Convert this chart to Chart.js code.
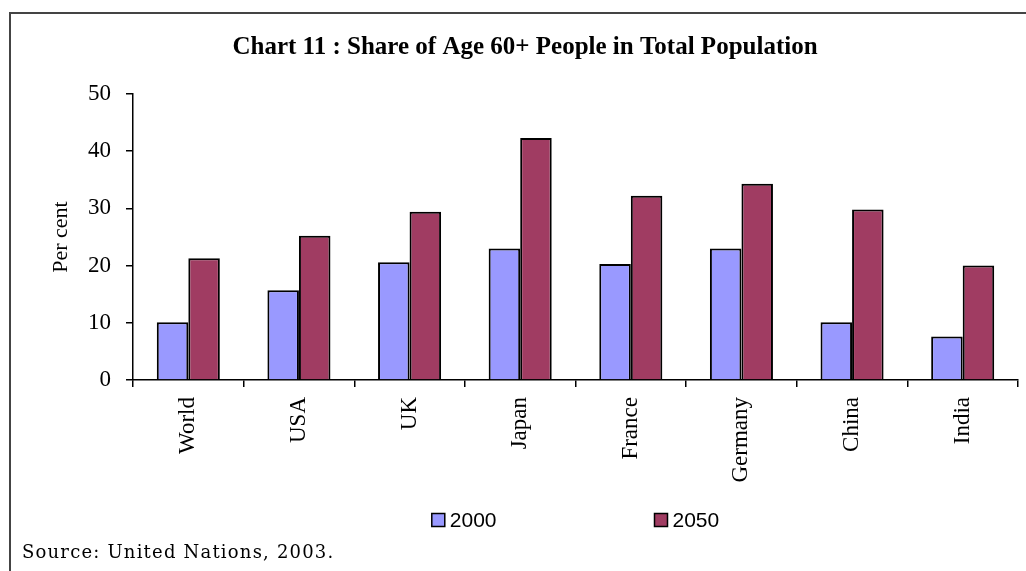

┄┄┄┄┄┄┄┄┄┄┄┄┄┄┄┄┄┄┄┄

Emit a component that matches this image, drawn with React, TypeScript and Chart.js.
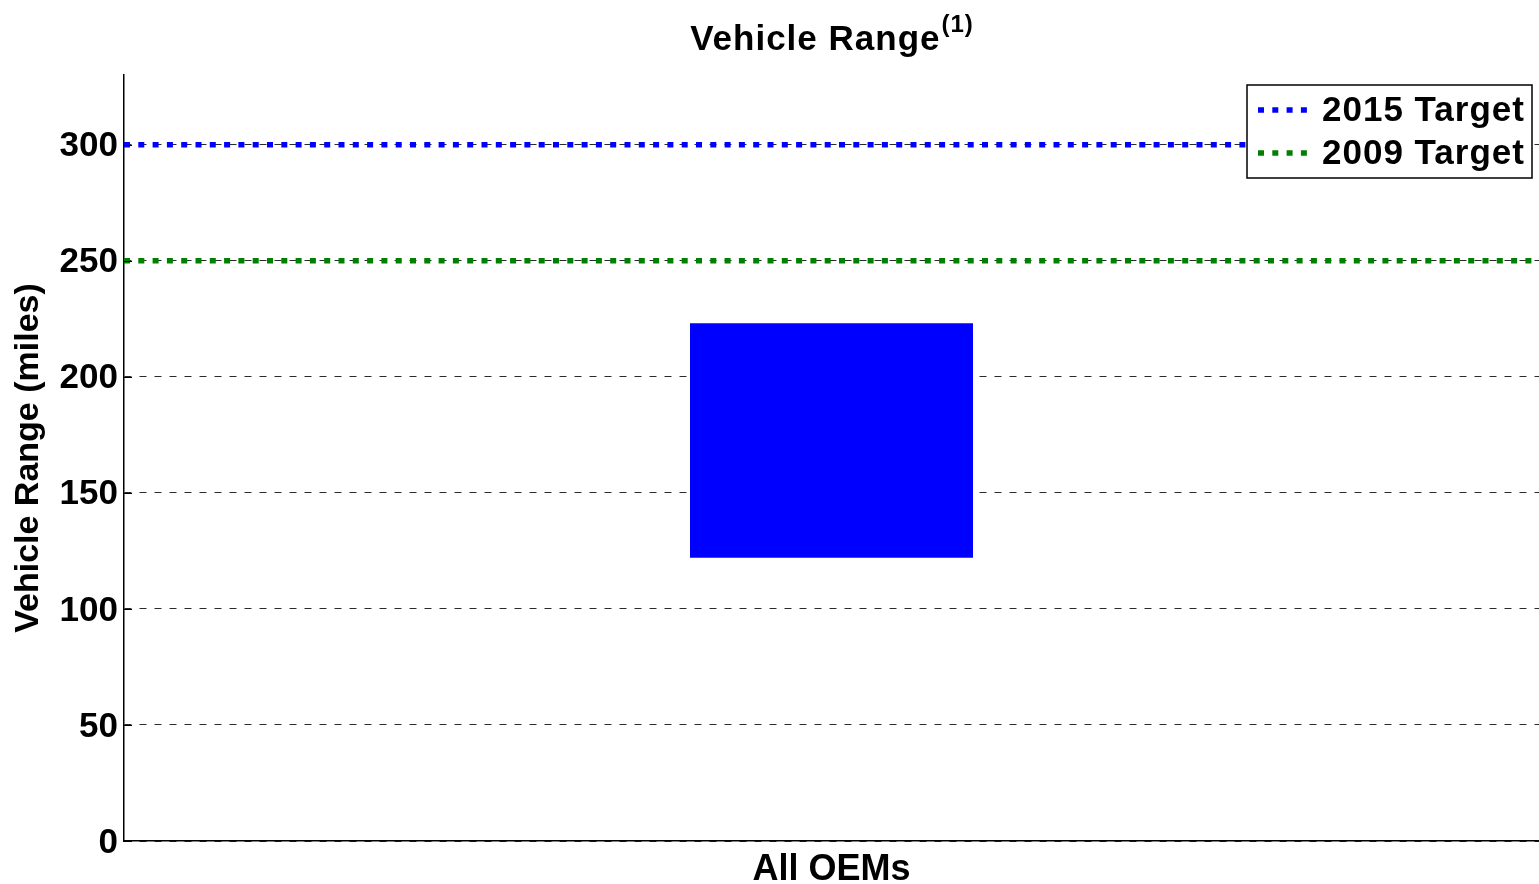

┄┄┄┄┄┄┄┄┄┄┄┄┄┄┄┄┄┄┄┄

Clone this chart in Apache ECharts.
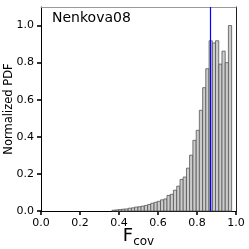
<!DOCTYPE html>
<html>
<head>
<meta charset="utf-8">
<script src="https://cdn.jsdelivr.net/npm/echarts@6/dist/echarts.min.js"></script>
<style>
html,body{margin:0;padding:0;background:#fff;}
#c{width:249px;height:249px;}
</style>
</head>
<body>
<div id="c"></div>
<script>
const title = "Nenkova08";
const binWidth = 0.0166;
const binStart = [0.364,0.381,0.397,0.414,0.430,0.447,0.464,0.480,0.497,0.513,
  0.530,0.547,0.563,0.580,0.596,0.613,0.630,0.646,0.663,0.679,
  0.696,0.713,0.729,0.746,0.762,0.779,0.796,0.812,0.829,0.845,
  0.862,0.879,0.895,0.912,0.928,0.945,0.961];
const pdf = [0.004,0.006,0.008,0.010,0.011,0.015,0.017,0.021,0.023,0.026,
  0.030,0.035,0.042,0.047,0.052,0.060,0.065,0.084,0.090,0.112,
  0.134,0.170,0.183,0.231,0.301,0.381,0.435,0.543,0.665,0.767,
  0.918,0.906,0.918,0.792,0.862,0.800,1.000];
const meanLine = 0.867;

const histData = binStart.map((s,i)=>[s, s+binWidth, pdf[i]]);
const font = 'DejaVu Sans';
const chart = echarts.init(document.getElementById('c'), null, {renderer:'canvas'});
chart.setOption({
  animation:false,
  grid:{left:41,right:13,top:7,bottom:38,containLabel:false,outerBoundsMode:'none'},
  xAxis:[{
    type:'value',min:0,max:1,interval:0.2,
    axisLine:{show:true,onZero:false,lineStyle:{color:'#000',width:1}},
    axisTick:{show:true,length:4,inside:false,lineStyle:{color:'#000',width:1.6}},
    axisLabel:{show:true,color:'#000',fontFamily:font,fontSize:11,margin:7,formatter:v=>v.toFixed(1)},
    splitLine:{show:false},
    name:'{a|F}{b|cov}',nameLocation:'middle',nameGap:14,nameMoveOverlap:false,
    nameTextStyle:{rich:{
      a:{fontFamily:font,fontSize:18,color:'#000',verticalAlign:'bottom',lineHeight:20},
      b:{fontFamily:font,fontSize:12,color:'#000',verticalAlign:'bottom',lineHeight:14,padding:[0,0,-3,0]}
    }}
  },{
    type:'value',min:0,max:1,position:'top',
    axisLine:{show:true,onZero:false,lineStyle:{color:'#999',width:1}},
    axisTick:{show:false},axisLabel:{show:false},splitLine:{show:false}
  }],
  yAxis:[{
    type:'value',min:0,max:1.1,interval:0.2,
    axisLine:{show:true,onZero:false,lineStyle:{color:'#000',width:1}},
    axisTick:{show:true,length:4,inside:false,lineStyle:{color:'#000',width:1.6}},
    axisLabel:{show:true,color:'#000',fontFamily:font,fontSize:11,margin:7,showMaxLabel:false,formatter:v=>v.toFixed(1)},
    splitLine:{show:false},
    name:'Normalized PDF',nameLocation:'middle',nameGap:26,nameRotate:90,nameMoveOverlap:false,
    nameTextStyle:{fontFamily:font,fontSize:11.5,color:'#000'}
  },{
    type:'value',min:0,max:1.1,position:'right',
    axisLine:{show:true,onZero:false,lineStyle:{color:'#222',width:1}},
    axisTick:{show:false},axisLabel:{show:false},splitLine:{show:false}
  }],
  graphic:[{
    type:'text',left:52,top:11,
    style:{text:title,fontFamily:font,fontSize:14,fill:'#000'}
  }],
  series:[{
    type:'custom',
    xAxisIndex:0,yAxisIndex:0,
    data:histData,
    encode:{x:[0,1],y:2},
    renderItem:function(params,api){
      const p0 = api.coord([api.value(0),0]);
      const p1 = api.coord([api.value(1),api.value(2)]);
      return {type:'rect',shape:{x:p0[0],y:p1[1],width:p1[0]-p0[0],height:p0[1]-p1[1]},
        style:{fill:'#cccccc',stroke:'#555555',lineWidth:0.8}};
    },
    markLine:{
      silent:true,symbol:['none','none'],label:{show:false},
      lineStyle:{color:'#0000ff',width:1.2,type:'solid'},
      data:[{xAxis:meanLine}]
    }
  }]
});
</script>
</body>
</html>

┄┄┄┄┄┄┄┄┄┄┄┄┄┄┄┄┄┄┄┄

▶ _What you are asked to do_:
From the entries above, copy every line that holds the word "this".

▶ _Exercise result_:
Convert this chart to Chart.js code.
Emit a component that matches this image, drawn with React, TypeScript and Chart.js.
Clone this chart in Apache ECharts.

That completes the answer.